#### Stated exercise
Transcribe all of the data exactly. Omit the pictures.

#### Recorded data

★ ★ ★ ★

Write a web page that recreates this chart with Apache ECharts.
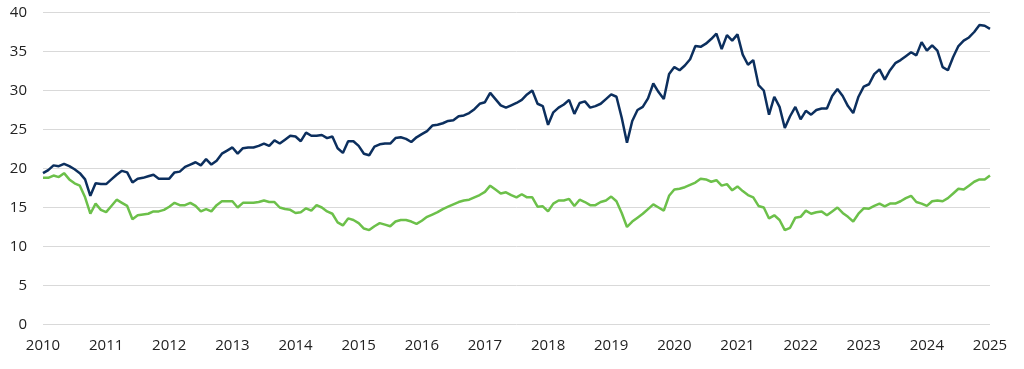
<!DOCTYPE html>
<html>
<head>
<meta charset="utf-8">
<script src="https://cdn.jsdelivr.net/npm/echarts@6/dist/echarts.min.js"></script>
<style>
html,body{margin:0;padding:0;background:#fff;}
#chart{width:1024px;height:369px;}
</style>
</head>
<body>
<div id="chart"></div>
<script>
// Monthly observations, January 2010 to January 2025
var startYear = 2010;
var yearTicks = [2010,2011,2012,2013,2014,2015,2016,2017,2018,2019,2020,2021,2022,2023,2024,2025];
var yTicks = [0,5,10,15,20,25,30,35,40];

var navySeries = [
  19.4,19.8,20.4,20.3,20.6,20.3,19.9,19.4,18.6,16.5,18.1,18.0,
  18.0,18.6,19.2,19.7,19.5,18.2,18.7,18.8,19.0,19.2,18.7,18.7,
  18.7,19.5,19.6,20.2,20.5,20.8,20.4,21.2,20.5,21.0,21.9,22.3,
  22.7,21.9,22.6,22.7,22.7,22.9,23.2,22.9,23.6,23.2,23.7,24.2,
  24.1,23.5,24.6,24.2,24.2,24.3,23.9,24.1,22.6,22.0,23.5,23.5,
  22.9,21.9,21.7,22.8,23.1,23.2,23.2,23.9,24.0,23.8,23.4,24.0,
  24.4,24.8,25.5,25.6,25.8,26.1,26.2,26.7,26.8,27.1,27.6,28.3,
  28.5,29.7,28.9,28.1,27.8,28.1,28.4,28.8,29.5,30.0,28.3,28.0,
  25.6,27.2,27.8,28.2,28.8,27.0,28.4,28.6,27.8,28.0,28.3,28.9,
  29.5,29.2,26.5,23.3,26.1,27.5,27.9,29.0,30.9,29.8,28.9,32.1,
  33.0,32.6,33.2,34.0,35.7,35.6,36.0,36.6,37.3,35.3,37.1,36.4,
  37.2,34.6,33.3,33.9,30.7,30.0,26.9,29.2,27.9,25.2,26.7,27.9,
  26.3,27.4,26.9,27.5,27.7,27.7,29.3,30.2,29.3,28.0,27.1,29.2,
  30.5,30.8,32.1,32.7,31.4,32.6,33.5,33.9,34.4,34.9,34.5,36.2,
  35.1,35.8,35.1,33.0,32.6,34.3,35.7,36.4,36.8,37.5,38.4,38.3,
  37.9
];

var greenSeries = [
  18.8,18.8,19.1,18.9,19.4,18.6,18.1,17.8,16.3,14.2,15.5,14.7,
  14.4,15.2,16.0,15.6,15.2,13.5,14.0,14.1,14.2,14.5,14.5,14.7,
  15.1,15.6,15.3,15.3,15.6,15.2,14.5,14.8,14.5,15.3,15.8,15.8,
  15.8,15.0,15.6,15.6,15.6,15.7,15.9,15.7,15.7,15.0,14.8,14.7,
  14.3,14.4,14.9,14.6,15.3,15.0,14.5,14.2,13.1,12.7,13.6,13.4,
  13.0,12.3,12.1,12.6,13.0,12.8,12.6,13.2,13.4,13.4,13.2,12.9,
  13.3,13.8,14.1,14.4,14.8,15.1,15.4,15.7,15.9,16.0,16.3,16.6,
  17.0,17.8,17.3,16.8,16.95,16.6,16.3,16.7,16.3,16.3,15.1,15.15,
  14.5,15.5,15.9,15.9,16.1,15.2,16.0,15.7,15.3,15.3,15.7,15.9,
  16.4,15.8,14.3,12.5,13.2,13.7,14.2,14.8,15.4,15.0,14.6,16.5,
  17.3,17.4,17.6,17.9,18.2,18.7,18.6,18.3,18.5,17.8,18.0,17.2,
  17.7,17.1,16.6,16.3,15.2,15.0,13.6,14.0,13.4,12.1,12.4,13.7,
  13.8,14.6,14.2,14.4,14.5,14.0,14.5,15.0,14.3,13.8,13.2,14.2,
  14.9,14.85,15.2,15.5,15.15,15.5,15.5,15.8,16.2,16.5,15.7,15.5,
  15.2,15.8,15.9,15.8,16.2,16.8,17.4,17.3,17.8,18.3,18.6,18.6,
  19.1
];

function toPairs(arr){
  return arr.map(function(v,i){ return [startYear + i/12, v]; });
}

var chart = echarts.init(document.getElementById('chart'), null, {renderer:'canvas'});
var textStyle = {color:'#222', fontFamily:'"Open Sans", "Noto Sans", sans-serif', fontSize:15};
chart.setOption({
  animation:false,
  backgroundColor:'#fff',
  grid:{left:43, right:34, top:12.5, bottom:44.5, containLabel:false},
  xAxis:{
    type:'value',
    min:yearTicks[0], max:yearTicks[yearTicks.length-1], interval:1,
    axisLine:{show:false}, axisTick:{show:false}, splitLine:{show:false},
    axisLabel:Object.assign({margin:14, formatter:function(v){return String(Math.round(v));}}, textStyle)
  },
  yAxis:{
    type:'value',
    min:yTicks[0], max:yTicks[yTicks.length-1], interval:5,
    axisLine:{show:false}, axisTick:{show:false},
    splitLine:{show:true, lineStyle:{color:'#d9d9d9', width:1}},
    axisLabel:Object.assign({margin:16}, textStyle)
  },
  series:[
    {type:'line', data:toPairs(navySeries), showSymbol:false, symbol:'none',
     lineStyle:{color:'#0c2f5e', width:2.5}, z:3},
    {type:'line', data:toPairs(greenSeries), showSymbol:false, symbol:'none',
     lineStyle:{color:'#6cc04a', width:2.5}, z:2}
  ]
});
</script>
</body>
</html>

★ ★ ★ ★

#### Solution to the problem
Write a web page that recreates this chart with Apache ECharts.
<!DOCTYPE html>
<html>
<head>
<meta charset="utf-8">
<script src="https://cdn.jsdelivr.net/npm/echarts@6/dist/echarts.min.js"></script>
<style>
html,body{margin:0;padding:0;background:#fff;}
#chart{width:1024px;height:369px;}
</style>
</head>
<body>
<div id="chart"></div>
<script>
// Monthly observations, January 2010 to January 2025
var startYear = 2010;
var yearTicks = [2010,2011,2012,2013,2014,2015,2016,2017,2018,2019,2020,2021,2022,2023,2024,2025];
var yTicks = [0,5,10,15,20,25,30,35,40];

var navySeries = [
  19.4,19.8,20.4,20.3,20.6,20.3,19.9,19.4,18.6,16.5,18.1,18.0,
  18.0,18.6,19.2,19.7,19.5,18.2,18.7,18.8,19.0,19.2,18.7,18.7,
  18.7,19.5,19.6,20.2,20.5,20.8,20.4,21.2,20.5,21.0,21.9,22.3,
  22.7,21.9,22.6,22.7,22.7,22.9,23.2,22.9,23.6,23.2,23.7,24.2,
  24.1,23.5,24.6,24.2,24.2,24.3,23.9,24.1,22.6,22.0,23.5,23.5,
  22.9,21.9,21.7,22.8,23.1,23.2,23.2,23.9,24.0,23.8,23.4,24.0,
  24.4,24.8,25.5,25.6,25.8,26.1,26.2,26.7,26.8,27.1,27.6,28.3,
  28.5,29.7,28.9,28.1,27.8,28.1,28.4,28.8,29.5,30.0,28.3,28.0,
  25.6,27.2,27.8,28.2,28.8,27.0,28.4,28.6,27.8,28.0,28.3,28.9,
  29.5,29.2,26.5,23.3,26.1,27.5,27.9,29.0,30.9,29.8,28.9,32.1,
  33.0,32.6,33.2,34.0,35.7,35.6,36.0,36.6,37.3,35.3,37.1,36.4,
  37.2,34.6,33.3,33.9,30.7,30.0,26.9,29.2,27.9,25.2,26.7,27.9,
  26.3,27.4,26.9,27.5,27.7,27.7,29.3,30.2,29.3,28.0,27.1,29.2,
  30.5,30.8,32.1,32.7,31.4,32.6,33.5,33.9,34.4,34.9,34.5,36.2,
  35.1,35.8,35.1,33.0,32.6,34.3,35.7,36.4,36.8,37.5,38.4,38.3,
  37.9
];

var greenSeries = [
  18.8,18.8,19.1,18.9,19.4,18.6,18.1,17.8,16.3,14.2,15.5,14.7,
  14.4,15.2,16.0,15.6,15.2,13.5,14.0,14.1,14.2,14.5,14.5,14.7,
  15.1,15.6,15.3,15.3,15.6,15.2,14.5,14.8,14.5,15.3,15.8,15.8,
  15.8,15.0,15.6,15.6,15.6,15.7,15.9,15.7,15.7,15.0,14.8,14.7,
  14.3,14.4,14.9,14.6,15.3,15.0,14.5,14.2,13.1,12.7,13.6,13.4,
  13.0,12.3,12.1,12.6,13.0,12.8,12.6,13.2,13.4,13.4,13.2,12.9,
  13.3,13.8,14.1,14.4,14.8,15.1,15.4,15.7,15.9,16.0,16.3,16.6,
  17.0,17.8,17.3,16.8,16.95,16.6,16.3,16.7,16.3,16.3,15.1,15.15,
  14.5,15.5,15.9,15.9,16.1,15.2,16.0,15.7,15.3,15.3,15.7,15.9,
  16.4,15.8,14.3,12.5,13.2,13.7,14.2,14.8,15.4,15.0,14.6,16.5,
  17.3,17.4,17.6,17.9,18.2,18.7,18.6,18.3,18.5,17.8,18.0,17.2,
  17.7,17.1,16.6,16.3,15.2,15.0,13.6,14.0,13.4,12.1,12.4,13.7,
  13.8,14.6,14.2,14.4,14.5,14.0,14.5,15.0,14.3,13.8,13.2,14.2,
  14.9,14.85,15.2,15.5,15.15,15.5,15.5,15.8,16.2,16.5,15.7,15.5,
  15.2,15.8,15.9,15.8,16.2,16.8,17.4,17.3,17.8,18.3,18.6,18.6,
  19.1
];

function toPairs(arr){
  return arr.map(function(v,i){ return [startYear + i/12, v]; });
}

var chart = echarts.init(document.getElementById('chart'), null, {renderer:'canvas'});
var textStyle = {color:'#222', fontFamily:'"Open Sans", "Noto Sans", sans-serif', fontSize:15};
chart.setOption({
  animation:false,
  backgroundColor:'#fff',
  grid:{left:43, right:34, top:12.5, bottom:44.5, containLabel:false},
  xAxis:{
    type:'value',
    min:yearTicks[0], max:yearTicks[yearTicks.length-1], interval:1,
    axisLine:{show:false}, axisTick:{show:false}, splitLine:{show:false},
    axisLabel:Object.assign({margin:14, formatter:function(v){return String(Math.round(v));}}, textStyle)
  },
  yAxis:{
    type:'value',
    min:yTicks[0], max:yTicks[yTicks.length-1], interval:5,
    axisLine:{show:false}, axisTick:{show:false},
    splitLine:{show:true, lineStyle:{color:'#d9d9d9', width:1}},
    axisLabel:Object.assign({margin:16}, textStyle)
  },
  series:[
    {type:'line', data:toPairs(navySeries), showSymbol:false, symbol:'none',
     lineStyle:{color:'#0c2f5e', width:2.5}, z:3},
    {type:'line', data:toPairs(greenSeries), showSymbol:false, symbol:'none',
     lineStyle:{color:'#6cc04a', width:2.5}, z:2}
  ]
});
</script>
</body>
</html>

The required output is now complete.